• WRITTEN REQUEST:
The data must be written out once more, precisely as given.
* BEGIN *
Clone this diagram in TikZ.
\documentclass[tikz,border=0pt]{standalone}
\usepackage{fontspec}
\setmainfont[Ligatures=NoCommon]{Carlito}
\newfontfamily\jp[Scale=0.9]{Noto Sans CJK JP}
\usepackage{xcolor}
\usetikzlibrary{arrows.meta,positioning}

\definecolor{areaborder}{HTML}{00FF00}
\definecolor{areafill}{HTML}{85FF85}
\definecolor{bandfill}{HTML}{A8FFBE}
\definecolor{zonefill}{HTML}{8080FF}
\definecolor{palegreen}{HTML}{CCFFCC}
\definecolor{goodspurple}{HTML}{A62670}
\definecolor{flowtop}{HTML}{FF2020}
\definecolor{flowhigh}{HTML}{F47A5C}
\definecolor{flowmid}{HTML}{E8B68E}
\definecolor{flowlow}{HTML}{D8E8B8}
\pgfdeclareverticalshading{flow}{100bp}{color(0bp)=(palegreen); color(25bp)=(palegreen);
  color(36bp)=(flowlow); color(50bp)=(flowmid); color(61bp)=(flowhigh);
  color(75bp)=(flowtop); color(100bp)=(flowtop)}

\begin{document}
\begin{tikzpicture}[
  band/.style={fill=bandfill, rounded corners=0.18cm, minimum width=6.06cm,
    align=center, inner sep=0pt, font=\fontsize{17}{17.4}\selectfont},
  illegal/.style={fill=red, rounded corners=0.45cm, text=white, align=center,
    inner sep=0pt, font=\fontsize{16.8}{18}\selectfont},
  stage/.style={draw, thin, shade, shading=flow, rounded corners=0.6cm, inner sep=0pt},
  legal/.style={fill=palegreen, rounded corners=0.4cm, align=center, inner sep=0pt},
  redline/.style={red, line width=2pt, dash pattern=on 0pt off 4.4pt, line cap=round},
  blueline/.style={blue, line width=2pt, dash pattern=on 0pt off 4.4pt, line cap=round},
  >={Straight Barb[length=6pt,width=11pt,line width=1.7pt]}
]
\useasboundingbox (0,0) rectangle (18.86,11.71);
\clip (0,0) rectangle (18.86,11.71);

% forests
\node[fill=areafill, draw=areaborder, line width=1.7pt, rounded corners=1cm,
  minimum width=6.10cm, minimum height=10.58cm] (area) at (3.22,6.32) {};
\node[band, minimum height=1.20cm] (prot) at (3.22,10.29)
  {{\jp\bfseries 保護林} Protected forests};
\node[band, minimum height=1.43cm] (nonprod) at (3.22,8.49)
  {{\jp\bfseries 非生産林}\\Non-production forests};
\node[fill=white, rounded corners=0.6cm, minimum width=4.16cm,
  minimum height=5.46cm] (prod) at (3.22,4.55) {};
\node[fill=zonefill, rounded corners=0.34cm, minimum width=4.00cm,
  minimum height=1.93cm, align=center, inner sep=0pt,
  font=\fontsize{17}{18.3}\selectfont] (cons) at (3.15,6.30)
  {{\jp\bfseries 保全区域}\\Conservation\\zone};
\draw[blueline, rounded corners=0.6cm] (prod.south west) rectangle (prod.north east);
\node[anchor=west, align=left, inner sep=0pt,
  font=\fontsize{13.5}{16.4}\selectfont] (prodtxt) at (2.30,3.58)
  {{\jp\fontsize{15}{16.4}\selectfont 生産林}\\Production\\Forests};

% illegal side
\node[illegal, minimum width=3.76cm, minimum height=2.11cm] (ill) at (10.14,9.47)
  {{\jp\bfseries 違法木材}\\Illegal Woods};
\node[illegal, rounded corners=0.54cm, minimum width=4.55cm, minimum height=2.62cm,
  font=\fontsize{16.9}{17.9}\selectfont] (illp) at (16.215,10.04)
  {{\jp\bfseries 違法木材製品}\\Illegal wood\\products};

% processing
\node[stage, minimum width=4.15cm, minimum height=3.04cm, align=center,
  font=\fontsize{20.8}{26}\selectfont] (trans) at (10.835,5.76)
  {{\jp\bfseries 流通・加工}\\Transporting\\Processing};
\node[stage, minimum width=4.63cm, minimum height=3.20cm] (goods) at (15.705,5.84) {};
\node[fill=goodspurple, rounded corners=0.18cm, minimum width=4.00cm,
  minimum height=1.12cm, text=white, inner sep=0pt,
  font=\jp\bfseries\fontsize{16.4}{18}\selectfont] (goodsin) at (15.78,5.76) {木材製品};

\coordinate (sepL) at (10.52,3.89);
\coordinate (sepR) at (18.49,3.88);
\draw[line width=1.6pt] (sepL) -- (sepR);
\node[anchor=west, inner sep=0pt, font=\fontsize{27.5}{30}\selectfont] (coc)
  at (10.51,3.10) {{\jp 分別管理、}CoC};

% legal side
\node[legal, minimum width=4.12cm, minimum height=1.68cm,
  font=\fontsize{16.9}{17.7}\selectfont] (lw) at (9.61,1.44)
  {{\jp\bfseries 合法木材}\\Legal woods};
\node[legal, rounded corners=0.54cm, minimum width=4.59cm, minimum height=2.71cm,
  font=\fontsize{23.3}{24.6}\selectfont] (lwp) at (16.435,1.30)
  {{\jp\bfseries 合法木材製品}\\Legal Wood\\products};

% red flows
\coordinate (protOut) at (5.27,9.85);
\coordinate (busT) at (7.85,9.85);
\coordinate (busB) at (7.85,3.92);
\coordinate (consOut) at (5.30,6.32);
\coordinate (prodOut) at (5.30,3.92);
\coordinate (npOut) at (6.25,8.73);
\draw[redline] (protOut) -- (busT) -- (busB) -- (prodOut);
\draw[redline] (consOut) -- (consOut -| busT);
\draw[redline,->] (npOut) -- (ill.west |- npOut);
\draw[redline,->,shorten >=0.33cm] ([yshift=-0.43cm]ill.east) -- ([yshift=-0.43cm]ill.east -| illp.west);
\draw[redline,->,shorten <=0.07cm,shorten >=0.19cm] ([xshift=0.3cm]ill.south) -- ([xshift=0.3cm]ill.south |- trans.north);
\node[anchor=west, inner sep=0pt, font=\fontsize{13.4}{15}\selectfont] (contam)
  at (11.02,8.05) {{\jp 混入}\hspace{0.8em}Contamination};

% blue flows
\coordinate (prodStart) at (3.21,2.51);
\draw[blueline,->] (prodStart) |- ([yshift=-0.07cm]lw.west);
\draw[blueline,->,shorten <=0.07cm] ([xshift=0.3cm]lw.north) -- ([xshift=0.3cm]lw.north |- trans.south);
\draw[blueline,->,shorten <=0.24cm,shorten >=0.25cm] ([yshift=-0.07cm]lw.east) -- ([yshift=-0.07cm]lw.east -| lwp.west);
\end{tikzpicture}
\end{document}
* END *
• RESULT OF THE EXERCISE:
Clone this diagram in TikZ.
\documentclass[tikz,border=0pt]{standalone}
\usepackage{fontspec}
\setmainfont[Ligatures=NoCommon]{Carlito}
\newfontfamily\jp[Scale=0.9]{Noto Sans CJK JP}
\usepackage{xcolor}
\usetikzlibrary{arrows.meta,positioning}

\definecolor{areaborder}{HTML}{00FF00}
\definecolor{areafill}{HTML}{85FF85}
\definecolor{bandfill}{HTML}{A8FFBE}
\definecolor{zonefill}{HTML}{8080FF}
\definecolor{palegreen}{HTML}{CCFFCC}
\definecolor{goodspurple}{HTML}{A62670}
\definecolor{flowtop}{HTML}{FF2020}
\definecolor{flowhigh}{HTML}{F47A5C}
\definecolor{flowmid}{HTML}{E8B68E}
\definecolor{flowlow}{HTML}{D8E8B8}
\pgfdeclareverticalshading{flow}{100bp}{color(0bp)=(palegreen); color(25bp)=(palegreen);
  color(36bp)=(flowlow); color(50bp)=(flowmid); color(61bp)=(flowhigh);
  color(75bp)=(flowtop); color(100bp)=(flowtop)}

\begin{document}
\begin{tikzpicture}[
  band/.style={fill=bandfill, rounded corners=0.18cm, minimum width=6.06cm,
    align=center, inner sep=0pt, font=\fontsize{17}{17.4}\selectfont},
  illegal/.style={fill=red, rounded corners=0.45cm, text=white, align=center,
    inner sep=0pt, font=\fontsize{16.8}{18}\selectfont},
  stage/.style={draw, thin, shade, shading=flow, rounded corners=0.6cm, inner sep=0pt},
  legal/.style={fill=palegreen, rounded corners=0.4cm, align=center, inner sep=0pt},
  redline/.style={red, line width=2pt, dash pattern=on 0pt off 4.4pt, line cap=round},
  blueline/.style={blue, line width=2pt, dash pattern=on 0pt off 4.4pt, line cap=round},
  >={Straight Barb[length=6pt,width=11pt,line width=1.7pt]}
]
\useasboundingbox (0,0) rectangle (18.86,11.71);
\clip (0,0) rectangle (18.86,11.71);

% forests
\node[fill=areafill, draw=areaborder, line width=1.7pt, rounded corners=1cm,
  minimum width=6.10cm, minimum height=10.58cm] (area) at (3.22,6.32) {};
\node[band, minimum height=1.20cm] (prot) at (3.22,10.29)
  {{\jp\bfseries 保護林} Protected forests};
\node[band, minimum height=1.43cm] (nonprod) at (3.22,8.49)
  {{\jp\bfseries 非生産林}\\Non-production forests};
\node[fill=white, rounded corners=0.6cm, minimum width=4.16cm,
  minimum height=5.46cm] (prod) at (3.22,4.55) {};
\node[fill=zonefill, rounded corners=0.34cm, minimum width=4.00cm,
  minimum height=1.93cm, align=center, inner sep=0pt,
  font=\fontsize{17}{18.3}\selectfont] (cons) at (3.15,6.30)
  {{\jp\bfseries 保全区域}\\Conservation\\zone};
\draw[blueline, rounded corners=0.6cm] (prod.south west) rectangle (prod.north east);
\node[anchor=west, align=left, inner sep=0pt,
  font=\fontsize{13.5}{16.4}\selectfont] (prodtxt) at (2.30,3.58)
  {{\jp\fontsize{15}{16.4}\selectfont 生産林}\\Production\\Forests};

% illegal side
\node[illegal, minimum width=3.76cm, minimum height=2.11cm] (ill) at (10.14,9.47)
  {{\jp\bfseries 違法木材}\\Illegal Woods};
\node[illegal, rounded corners=0.54cm, minimum width=4.55cm, minimum height=2.62cm,
  font=\fontsize{16.9}{17.9}\selectfont] (illp) at (16.215,10.04)
  {{\jp\bfseries 違法木材製品}\\Illegal wood\\products};

% processing
\node[stage, minimum width=4.15cm, minimum height=3.04cm, align=center,
  font=\fontsize{20.8}{26}\selectfont] (trans) at (10.835,5.76)
  {{\jp\bfseries 流通・加工}\\Transporting\\Processing};
\node[stage, minimum width=4.63cm, minimum height=3.20cm] (goods) at (15.705,5.84) {};
\node[fill=goodspurple, rounded corners=0.18cm, minimum width=4.00cm,
  minimum height=1.12cm, text=white, inner sep=0pt,
  font=\jp\bfseries\fontsize{16.4}{18}\selectfont] (goodsin) at (15.78,5.76) {木材製品};

\coordinate (sepL) at (10.52,3.89);
\coordinate (sepR) at (18.49,3.88);
\draw[line width=1.6pt] (sepL) -- (sepR);
\node[anchor=west, inner sep=0pt, font=\fontsize{27.5}{30}\selectfont] (coc)
  at (10.51,3.10) {{\jp 分別管理、}CoC};

% legal side
\node[legal, minimum width=4.12cm, minimum height=1.68cm,
  font=\fontsize{16.9}{17.7}\selectfont] (lw) at (9.61,1.44)
  {{\jp\bfseries 合法木材}\\Legal woods};
\node[legal, rounded corners=0.54cm, minimum width=4.59cm, minimum height=2.71cm,
  font=\fontsize{23.3}{24.6}\selectfont] (lwp) at (16.435,1.30)
  {{\jp\bfseries 合法木材製品}\\Legal Wood\\products};

% red flows
\coordinate (protOut) at (5.27,9.85);
\coordinate (busT) at (7.85,9.85);
\coordinate (busB) at (7.85,3.92);
\coordinate (consOut) at (5.30,6.32);
\coordinate (prodOut) at (5.30,3.92);
\coordinate (npOut) at (6.25,8.73);
\draw[redline] (protOut) -- (busT) -- (busB) -- (prodOut);
\draw[redline] (consOut) -- (consOut -| busT);
\draw[redline,->] (npOut) -- (ill.west |- npOut);
\draw[redline,->,shorten >=0.33cm] ([yshift=-0.43cm]ill.east) -- ([yshift=-0.43cm]ill.east -| illp.west);
\draw[redline,->,shorten <=0.07cm,shorten >=0.19cm] ([xshift=0.3cm]ill.south) -- ([xshift=0.3cm]ill.south |- trans.north);
\node[anchor=west, inner sep=0pt, font=\fontsize{13.4}{15}\selectfont] (contam)
  at (11.02,8.05) {{\jp 混入}\hspace{0.8em}Contamination};

% blue flows
\coordinate (prodStart) at (3.21,2.51);
\draw[blueline,->] (prodStart) |- ([yshift=-0.07cm]lw.west);
\draw[blueline,->,shorten <=0.07cm] ([xshift=0.3cm]lw.north) -- ([xshift=0.3cm]lw.north |- trans.south);
\draw[blueline,->,shorten <=0.24cm,shorten >=0.25cm] ([yshift=-0.07cm]lw.east) -- ([yshift=-0.07cm]lw.east -| lwp.west);
\end{tikzpicture}
\end{document}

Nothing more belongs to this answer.